By the early 1930s Latvia had lapsed into authoritarianism, and on 23 August 1939 (when Nazi Germany and the USSR signed a nonaggression pact) Latvia was placed in the Soviet sphere of influence. By August 1940 the nation had been placed under Soviet military occupation, communists had won 'elections', and Latvia had been 'accepted' as a republic of the USSR. Nationalisation and purges began, and within a year 35,000 Latvians had been killed, deported or had fled the country. Germany invaded the USSR and occupied Latvia in 1941.
Though many Latvians considered the Nazis liberators and enlisted in German military units, Latvia's 90,000-strong Jewish population was virtually wiped out. A large number of Latvians fled to the West in 1944 and 1945 to avoid the Red Army's reconquest of their country, but Latvia's total losses during WWII were still around 450,000. Under Stalin, another 175,000 Latvians were killed or deported between 1945 and 1949.
The first signs that the harsh Soviet rule of Latvia was relaxing came in the late 1980s, when Mikhail Gorbachev started to encourage glasnost (openness) and perestroika (restructuring). Decades of pent-up bitterness emerged along with mass demands for self-rule. In 1988, Latvian government members joined public meetings and rallies, while a popular front pressing for democratic reform won a huge following. In spring 1990 nationalists won a large majority in the Latvian parliament and reinstated the pre-WWII constitution but declared a transition period for full independence. In early 1991 a referendum resulted in a large majority favouring secession from the USSR, and on 21 August, two days after a coup attempt against Gorbachev in Moscow, Latvia declared full independence. This was recognised by the West and, finally, by the USSR on 6 September 1991. Latvia joined the United Nations less than 2 weeks later.
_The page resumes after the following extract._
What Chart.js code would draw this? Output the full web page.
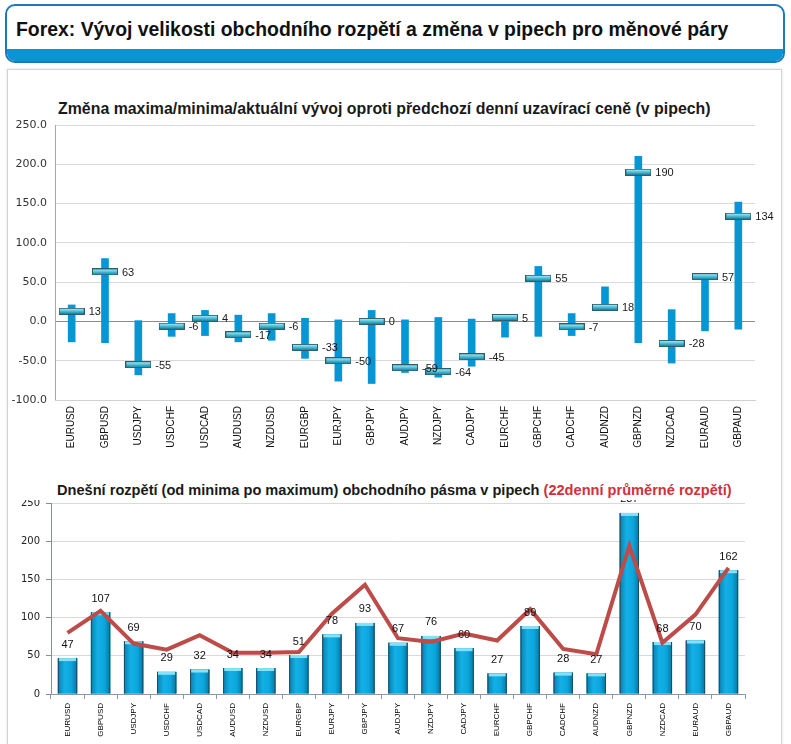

The last Russian troops pulled out in 1994.
Formal Russian recognition of Latvian independence was achieved in 1996 in exchange for Latvia reluctantly conceding the Abrene (Russian: Pytalovo) region - a sliver of country running down its northeastern border. Latvia began to look towards Europe, courting EU membership by scrapping a law requiring those those in political office to speak Latvian.
From political shake-ups to get-tough-now economic policies, there's a lot going on in today's Latvia. Although one-third of Latvians voted against joining the EU in 2004, today the general mood in the country towards membership is optimistic and Latvia has moved quickly to embrace the free market. The country's latest political shake-up came in 2004, when Prime Minister Indulis Emsis, Europe's first Green premier, resigned and was replaced by Aigars Kalvitis, of the centre-right People's Party. The Baltics' first gay pride event - a march in Rīga in July 2005 - was a milestone for gay rights activists. Even though the Latvian prime minister publicly condemned the march, the event still went forward and drew large crowds. The event had seemingly little impact on changing the government's stance on gay rights, however. In September 2005 parliament took the first step towards making a ban on same-sex marriage part of the constitution.
Other still-to-be-resolved issues in Latvia include a controversial language law passed in September 2004 stipulating that 60% of all lessons in state schools must be conducted in Latvian, and tensions between Latvia and Russia regarding issues over their mutual border, running along Latvia's eastern edge. The two countries have yet to sign a treaty formally delineating the border - Russia has refused to sign one.
In June 2005 Latvia's parliament ratified the proposed EU constitution.